On April 6, 2018, the DOL issued Field Assistance Bulletin No. 2018-3 (.pdf), explaining how the Department intends to implement the new amendment. There, the DOL states that as an enforcement policy, it will use the duties test for the executive exemption to determine whether an employee is a “manager or supervisor” for purposes of Section 3(m). Interestingly, this may mean that the DOL would not pursue claims against employers where lower-level supervisors or lead workers who don’t meet the test for the executive exemption – for example, because they lack sufficient authority over hiring, firing, discipline, or conditions of employment – participate in a tip pool. However, since this is only an enforcement policy, the DOL could easily change its position, and the courts may not adopt the same rule.

While employers cannot require employees to share their tips with managers and supervisors, the new law eliminates the regulation restricting employers who do not use the tip credit from require tip pooling with employees who are not “customarily and regularly tipped,” until “any future action” by the Administrator of the DOL’s Wage and Hour Division. This means that, for now, employees who are paid at least the minimum wage in cash can be required to share tips with cooks, dishwashers, and other non-management, non-supervisory “back of the house” employees, absent a state or local law to the contrary.

Uncertainty About Tipped Managers

The new law does not address the question of what do with FLSA-exempt employees who customarily and regularly receive tips as part of their work. Exempt employees are not covered by the minimum wage and overtime provisions of the FLSA, so one might think that those employees should not be affected by this amendment. However, the amendment does not distinguish between exempt and non-exempt employees, so the conservative reading would be that it the new rules do apply. Additionally, since the amendment expressly says that employees cannot be required to pool tips with managers or supervisors, this might imply that managers and supervisors cannot be required to pool tips with one another. In other words, it is possible that the new law would restrict even a management-only tip pool. Employers will have to await further guidance from the courts and the DOL to see exactly how the new amendment may apply to exempt managers and supervisors who receive tips.

Penalties for Violations

The new amendment specifies that employers who withhold tips from employees in violation of the law will be liable to employees for the sum of the amount of any tip credit taken and the amount of all tips withheld, plus an equal amount of liquidated damages. Additionally, the law gives the DOL authority to impose civil monetary penalties of up to $1,100 per violation.
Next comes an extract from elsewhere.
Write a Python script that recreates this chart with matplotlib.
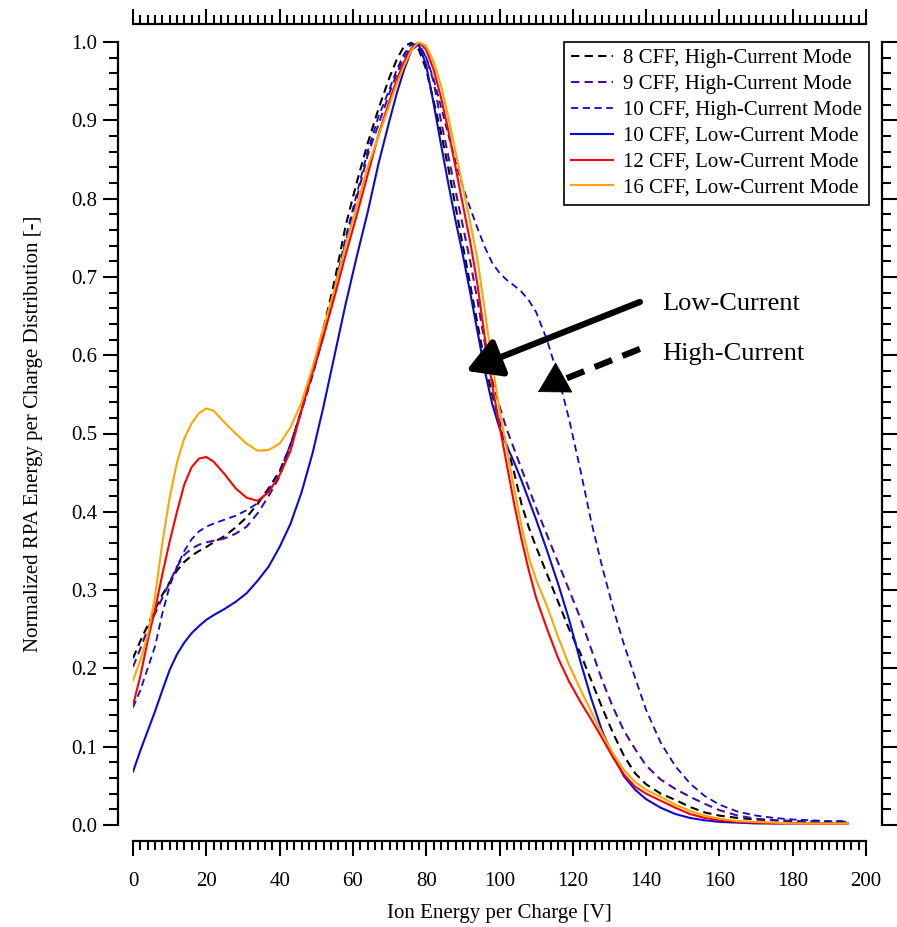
import matplotlib
matplotlib.use("Agg")
import matplotlib.pyplot as plt
import numpy as np

plt.rcParams['font.family'] = ['Liberation Serif', 'DejaVu Serif']

energy = [0, 2, 4, 6, 8, 10, 12, 14, 16, 18, 20, 22, 25, 28, 31, 34, 37, 40, 43, 46,
          49, 52, 55, 58, 61, 64, 67, 70, 72, 74, 76, 78, 80, 82, 84, 86, 88, 90, 92,
          94, 96, 98, 100, 102, 104, 106, 108, 110, 113, 116, 119, 122, 125, 128, 131,
          134, 137, 140, 144, 148, 152, 156, 160, 165, 170, 175, 180, 185, 190, 195]

cff8_high = [0.213, 0.235, 0.255, 0.275, 0.294, 0.310, 0.325, 0.336, 0.344, 0.350, 0.355,
             0.361, 0.369, 0.380, 0.393, 0.410, 0.430, 0.452, 0.485, 0.530, 0.580, 0.635,
             0.695, 0.765, 0.820, 0.870, 0.915, 0.955, 0.978, 0.995, 0.999, 0.990, 0.965,
             0.925, 0.885, 0.840, 0.790, 0.740, 0.690, 0.640, 0.590, 0.550, 0.515, 0.485,
             0.450, 0.410, 0.380, 0.355, 0.320, 0.285, 0.250, 0.220, 0.185, 0.150, 0.117,
             0.088, 0.066, 0.052, 0.040, 0.032, 0.023, 0.016, 0.012, 0.009, 0.007, 0.006,
             0.005, 0.004, 0.003, 0.003]

cff9_high = [0.202, 0.225, 0.250, 0.270, 0.290, 0.310, 0.330, 0.345, 0.353, 0.358, 0.361,
             0.363, 0.366, 0.372, 0.381, 0.398, 0.420, 0.445, 0.485, 0.530, 0.575, 0.625,
             0.680, 0.745, 0.800, 0.855, 0.895, 0.935, 0.960, 0.980, 0.995, 0.998, 0.980,
             0.950, 0.900, 0.855, 0.810, 0.765, 0.720, 0.670, 0.615, 0.568, 0.535, 0.505,
             0.480, 0.455, 0.430, 0.405, 0.370, 0.335, 0.300, 0.265, 0.225, 0.185, 0.150,
             0.120, 0.097, 0.076, 0.058, 0.046, 0.036, 0.027, 0.019, 0.012, 0.008, 0.006,
             0.005, 0.005, 0.004, 0.004]

cff10_high = [0.150, 0.172, 0.200, 0.228, 0.270, 0.305, 0.330, 0.350, 0.365, 0.375, 0.381,
              0.385, 0.390, 0.395, 0.402, 0.411, 0.428, 0.450, 0.487, 0.530, 0.575, 0.625,
              0.685, 0.750, 0.805, 0.860, 0.905, 0.940, 0.965, 0.985, 0.998, 0.995, 0.980,
              0.953, 0.918, 0.882, 0.847, 0.815, 0.788, 0.762, 0.738, 0.718, 0.705, 0.696,
              0.689, 0.681, 0.670, 0.655, 0.619, 0.573, 0.518, 0.455, 0.388, 0.330, 0.277,
              0.230, 0.188, 0.147, 0.105, 0.075, 0.053, 0.037, 0.026, 0.017, 0.012, 0.009,
              0.007, 0.006, 0.005, 0.005]

cff10_low = [0.068, 0.095, 0.120, 0.145, 0.172, 0.198, 0.218, 0.233, 0.245, 0.254, 0.262,
             0.268, 0.276, 0.285, 0.296, 0.312, 0.330, 0.355, 0.385, 0.425, 0.475, 0.535,
             0.600, 0.665, 0.725, 0.782, 0.845, 0.900, 0.935, 0.965, 0.990, 0.997, 0.970,
             0.922, 0.870, 0.820, 0.772, 0.728, 0.680, 0.630, 0.580, 0.538, 0.507, 0.484,
             0.463, 0.440, 0.415, 0.390, 0.350, 0.308, 0.262, 0.210, 0.162, 0.120, 0.088,
             0.062, 0.045, 0.033, 0.022, 0.014, 0.009, 0.006, 0.004, 0.003, 0.002, 0.002,
             0.002, 0.002, 0.002, 0.002]

cff12_low = [0.153, 0.190, 0.235, 0.275, 0.320, 0.362, 0.400, 0.435, 0.457, 0.468, 0.470,
             0.464, 0.448, 0.430, 0.418, 0.414, 0.425, 0.447, 0.478, 0.530, 0.578, 0.625,
             0.675, 0.728, 0.778, 0.830, 0.882, 0.925, 0.952, 0.975, 0.992, 1.000, 0.990,
             0.965, 0.930, 0.888, 0.840, 0.792, 0.745, 0.690, 0.622, 0.562, 0.510, 0.460,
             0.410, 0.365, 0.325, 0.290, 0.250, 0.213, 0.183, 0.158, 0.135, 0.111, 0.086,
             0.064, 0.049, 0.040, 0.031, 0.022, 0.014, 0.009, 0.006, 0.004, 0.003, 0.002,
             0.002, 0.002, 0.002, 0.002]

cff16_low = [0.185, 0.210, 0.242, 0.292, 0.360, 0.418, 0.463, 0.494, 0.513, 0.526, 0.532,
             0.529, 0.514, 0.500, 0.487, 0.478, 0.479, 0.487, 0.508, 0.540, 0.585, 0.635,
             0.685, 0.740, 0.790, 0.840, 0.880, 0.920, 0.947, 0.970, 0.990, 1.000, 0.995,
             0.975, 0.945, 0.905, 0.860, 0.815, 0.770, 0.722, 0.657, 0.590, 0.530, 0.480,
             0.430, 0.382, 0.342, 0.313, 0.279, 0.240, 0.204, 0.174, 0.145, 0.117, 0.091,
             0.070, 0.055, 0.045, 0.036, 0.026, 0.018, 0.012, 0.008, 0.005, 0.004, 0.003,
             0.002, 0.002, 0.002, 0.002]

series_labels = ["8 CFF, High-Current Mode", "9 CFF, High-Current Mode",
                 "10 CFF, High-Current Mode", "10 CFF, Low-Current Mode",
                 "12 CFF, Low-Current Mode", "16 CFF, Low-Current Mode"]

fig = plt.figure(figsize=(8.97, 9.27), dpi=100)
ax = fig.add_axes([133/897, 1 - 825/927, (866-133)/897, (825-42)/927])

dash = (0, (4, 2.5))
ax.plot(energy, cff8_high, color='black', lw=1.5, ls=dash, label=series_labels[0])
ax.plot(energy, cff9_high, color='#4B0C9E', lw=1.5, ls=dash, label=series_labels[1])
ax.plot(energy, cff10_high, color='#0A0AD8', lw=1.3, ls=dash, label=series_labels[2])
ax.plot(energy, cff10_low, color='#0A0AD8', lw=1.5, label=series_labels[3])
ax.plot(energy, cff12_low, color='#FF0000', lw=1.5, label=series_labels[4])
ax.plot(energy, cff16_low, color='#FFA500', lw=1.5, label=series_labels[5])

ax.set_xlim(0, 200)
ax.set_ylim(0, 1.0)
ax.set_xticks(np.arange(0, 201, 20))
ax.set_xticks(np.arange(0, 201, 2), minor=True)
ax.set_yticks(np.arange(0, 1.01, 0.1))
ax.set_yticks(np.arange(0, 1.001, 0.02), minor=True)
ax.set_yticklabels([f"{v:.1f}" for v in np.arange(0, 1.01, 0.1)])

for side, off in [('left', 15), ('bottom', 16), ('top', 18), ('right', 16)]:
    ax.spines[side].set_position(('outward', off * 0.72))
    ax.spines[side].set_linewidth(1.6)
ax.spines['left'].set_bounds(0, 1)
ax.spines['right'].set_bounds(0, 1)
ax.spines['bottom'].set_bounds(0, 200)
ax.spines['top'].set_bounds(0, 200)

ax.tick_params(axis='both', which='both', direction='out', width=1.5, labelsize=15,
               top=True, right=True, labeltop=False, labelright=False)
ax.tick_params(which='major', length=11)
ax.tick_params(which='minor', length=6.5)
ax.tick_params(axis='x', which='major', pad=11)
ax.tick_params(axis='y', which='major', pad=4)

ax.set_xlabel("Ion Energy per Charge [V]", fontsize=15, labelpad=10)
ax.set_ylabel("Normalized RPA Energy per Charge Distribution [-]", fontsize=15, labelpad=20)

leg = ax.legend(loc='upper right', bbox_to_anchor=(1.004, 1.0), fontsize=15, frameon=True,
                fancybox=False, framealpha=1, edgecolor='black', handlelength=2.0,
                handletextpad=0.5, labelspacing=0.3, borderpad=0.33, borderaxespad=0.0)
leg.get_frame().set_linewidth(1.2)

# annotation arrows
ax.annotate('', xy=(90.9, 0.580), xytext=(138.3, 0.668),
            arrowprops=dict(arrowstyle='-|>,head_length=1.3,head_width=0.75', lw=4.5,
                            color='black', shrinkA=0, shrinkB=0, mutation_scale=16))
ax.plot([138.3, 113.5], [0.608, 0.5615], color='black', lw=4.5, ls=(0, (3, 1.8)),
        solid_capstyle='butt', dash_capstyle='butt')
ax.annotate('', xy=(110.5, 0.553), xytext=(114.5, 0.5635),
            arrowprops=dict(arrowstyle='-|>,head_length=1.3,head_width=0.75', lw=0.5,
                            color='black', shrinkA=0, shrinkB=0, mutation_scale=16))
ax.text(144.5, 0.665, "Low-Current", fontsize=19, va='center', ha='left')
ax.text(144.5, 0.602, "High-Current", fontsize=19, va='center', ha='left')

fig.savefig("out.png", dpi=100)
The DOL’s Field Assistance Bulletin states that the DOL will apply its existing practices with respect to civil monetary penalties, “including by determining whether the violation is repeated or willful.”

Tips For Employers

Here are the major take-aways from the new law and DOL guidance:

  • Employers that maintain tip pooling arrangements should carefully examine their tip pooling practices in light of the new law.
  • For employers who take a tip credit, not much has changed – the same restrictions on tip pooling continue to apply. Employers cannot retain any tips paid to employees, except as part of a valid tip pooling arrangement. Tip pools may not include management or supervisory employees, or other employees who do not customarily and regularly receive tips.
  • Employers who don’t take a tip credit must ensure that managers and supervisory employees are excluded from any tip pooling arrangement as of March 23, 2018.
  • Employers must also ensure that they are not taking any other improper deductions from employee tips, such as charges for credit card processing fees that exceed the employer’s actual cost for such fees. (See this earlier post for a discussion of such charges.)
  • In most jurisdictions, employers that do not use the tip credit are now free to adopt tip pooling arrangements that include “back of the house” employees. However, employers should be sure to check state and local law.